**Items**

________________________

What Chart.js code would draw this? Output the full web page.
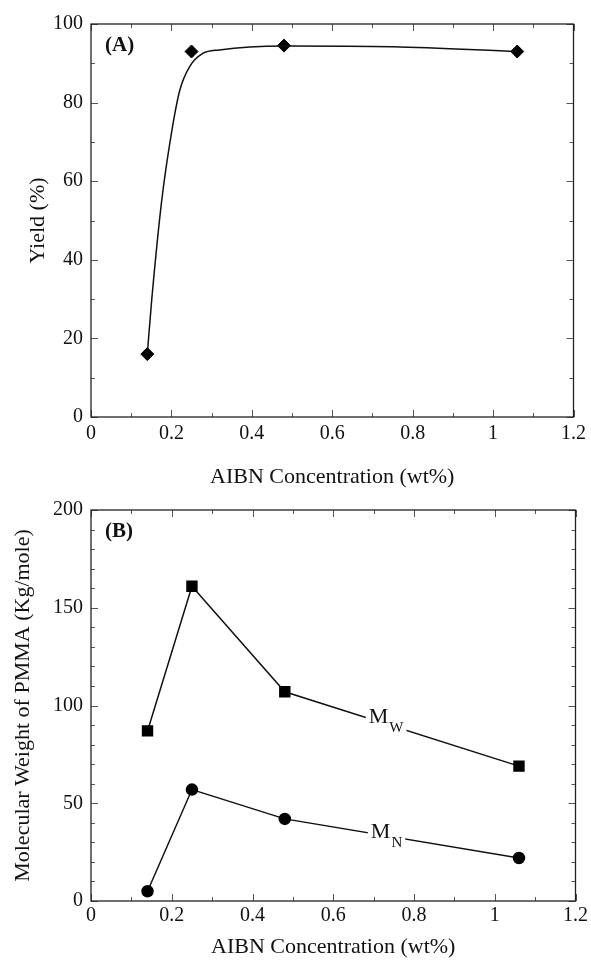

________________________

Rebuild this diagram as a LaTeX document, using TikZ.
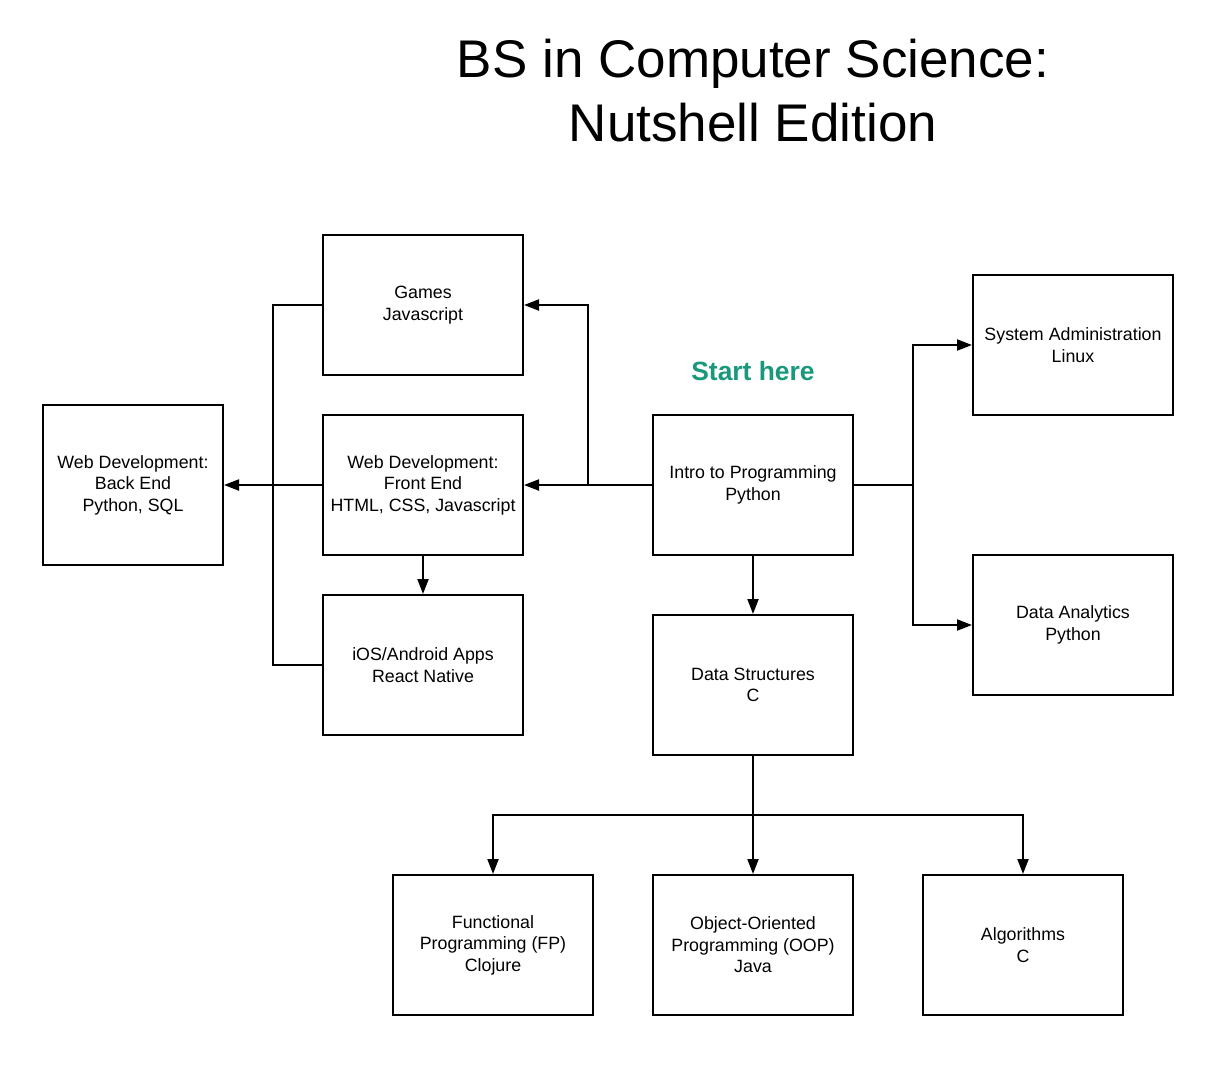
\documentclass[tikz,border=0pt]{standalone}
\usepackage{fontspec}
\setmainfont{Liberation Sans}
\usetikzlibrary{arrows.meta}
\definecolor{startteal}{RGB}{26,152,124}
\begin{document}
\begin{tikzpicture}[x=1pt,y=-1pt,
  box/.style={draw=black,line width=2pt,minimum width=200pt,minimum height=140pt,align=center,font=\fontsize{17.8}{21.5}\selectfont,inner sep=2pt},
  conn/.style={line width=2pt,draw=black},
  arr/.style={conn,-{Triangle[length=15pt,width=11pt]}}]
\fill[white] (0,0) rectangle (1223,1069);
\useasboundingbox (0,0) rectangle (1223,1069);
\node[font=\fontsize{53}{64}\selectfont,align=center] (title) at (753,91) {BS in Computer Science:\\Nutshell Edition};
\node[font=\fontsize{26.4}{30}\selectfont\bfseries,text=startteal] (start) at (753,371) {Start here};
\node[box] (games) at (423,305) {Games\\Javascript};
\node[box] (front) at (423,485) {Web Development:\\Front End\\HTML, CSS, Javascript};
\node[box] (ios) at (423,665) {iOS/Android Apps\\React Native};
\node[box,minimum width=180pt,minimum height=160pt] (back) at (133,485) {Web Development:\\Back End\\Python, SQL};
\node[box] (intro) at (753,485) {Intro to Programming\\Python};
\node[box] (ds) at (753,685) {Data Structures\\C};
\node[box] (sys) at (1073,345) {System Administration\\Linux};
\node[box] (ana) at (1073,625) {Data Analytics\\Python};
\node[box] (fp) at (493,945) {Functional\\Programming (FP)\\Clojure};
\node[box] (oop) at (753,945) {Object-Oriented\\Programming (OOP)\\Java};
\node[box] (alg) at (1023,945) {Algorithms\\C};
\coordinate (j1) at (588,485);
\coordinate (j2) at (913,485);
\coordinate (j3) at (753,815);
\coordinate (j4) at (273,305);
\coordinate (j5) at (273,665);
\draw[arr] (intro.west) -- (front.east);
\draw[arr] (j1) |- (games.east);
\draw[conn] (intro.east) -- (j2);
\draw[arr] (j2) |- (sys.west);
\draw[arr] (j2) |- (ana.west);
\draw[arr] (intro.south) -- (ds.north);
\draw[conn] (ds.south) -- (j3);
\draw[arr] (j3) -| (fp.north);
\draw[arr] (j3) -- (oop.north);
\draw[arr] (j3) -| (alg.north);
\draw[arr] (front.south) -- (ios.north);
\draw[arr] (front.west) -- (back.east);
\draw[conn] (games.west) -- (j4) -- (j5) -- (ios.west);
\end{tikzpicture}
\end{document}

________________________

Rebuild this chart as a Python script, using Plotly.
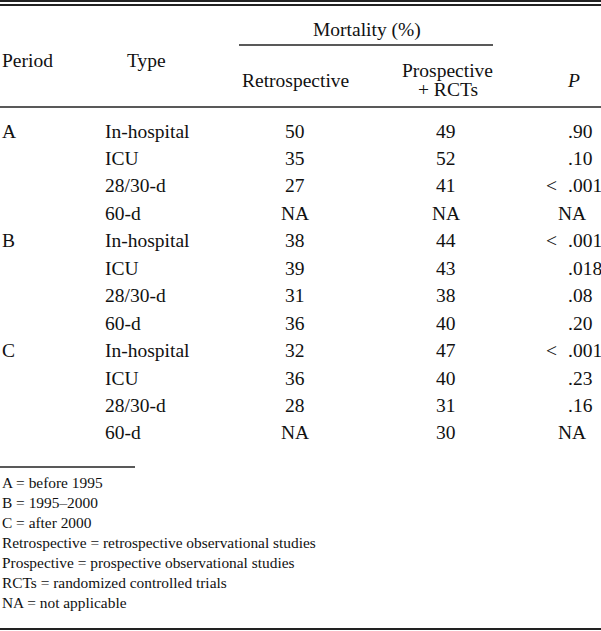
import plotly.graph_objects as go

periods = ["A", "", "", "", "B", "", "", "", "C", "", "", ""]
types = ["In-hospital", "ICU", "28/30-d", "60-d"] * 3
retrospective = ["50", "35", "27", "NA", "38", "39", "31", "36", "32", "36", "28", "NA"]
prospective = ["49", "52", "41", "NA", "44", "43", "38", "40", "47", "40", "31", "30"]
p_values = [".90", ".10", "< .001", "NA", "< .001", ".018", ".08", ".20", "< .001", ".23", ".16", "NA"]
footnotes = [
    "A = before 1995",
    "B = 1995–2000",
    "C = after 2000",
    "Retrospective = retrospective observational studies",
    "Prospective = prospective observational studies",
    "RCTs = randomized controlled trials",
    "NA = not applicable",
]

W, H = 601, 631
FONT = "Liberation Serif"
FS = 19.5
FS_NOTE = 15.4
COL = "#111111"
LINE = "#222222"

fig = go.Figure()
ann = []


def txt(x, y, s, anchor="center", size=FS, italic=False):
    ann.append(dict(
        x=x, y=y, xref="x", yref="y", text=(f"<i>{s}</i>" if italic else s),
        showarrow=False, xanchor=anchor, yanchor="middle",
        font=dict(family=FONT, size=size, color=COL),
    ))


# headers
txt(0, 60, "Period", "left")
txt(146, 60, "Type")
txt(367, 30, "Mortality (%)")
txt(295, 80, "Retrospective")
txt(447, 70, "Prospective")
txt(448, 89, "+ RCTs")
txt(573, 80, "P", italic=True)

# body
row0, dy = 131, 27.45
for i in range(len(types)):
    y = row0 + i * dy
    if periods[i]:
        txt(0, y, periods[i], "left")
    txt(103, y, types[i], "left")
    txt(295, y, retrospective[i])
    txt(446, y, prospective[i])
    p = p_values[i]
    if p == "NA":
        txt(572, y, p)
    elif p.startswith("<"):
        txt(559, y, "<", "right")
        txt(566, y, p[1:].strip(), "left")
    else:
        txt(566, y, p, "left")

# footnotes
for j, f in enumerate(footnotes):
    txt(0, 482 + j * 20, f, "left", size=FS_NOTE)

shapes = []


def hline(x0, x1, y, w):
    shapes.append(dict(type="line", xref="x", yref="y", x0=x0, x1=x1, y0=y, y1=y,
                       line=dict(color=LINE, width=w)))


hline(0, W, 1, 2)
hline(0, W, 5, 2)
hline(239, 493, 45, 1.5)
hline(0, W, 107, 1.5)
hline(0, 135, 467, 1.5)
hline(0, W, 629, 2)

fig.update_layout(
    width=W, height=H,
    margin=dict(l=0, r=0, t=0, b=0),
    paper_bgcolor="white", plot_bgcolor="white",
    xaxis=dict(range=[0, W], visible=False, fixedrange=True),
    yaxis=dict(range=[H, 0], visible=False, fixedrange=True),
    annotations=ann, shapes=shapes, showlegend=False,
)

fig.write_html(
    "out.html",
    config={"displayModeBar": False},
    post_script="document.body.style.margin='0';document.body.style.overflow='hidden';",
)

________________________

**The request**
Look above and copy only the lines from the one holding "Rebuild this chart" to the one holding "import plotly.graph_objects as go", both included, exactly, minus the pictures.

**Result**
Rebuild this chart as a Python script, using Plotly.
import plotly.graph_objects as go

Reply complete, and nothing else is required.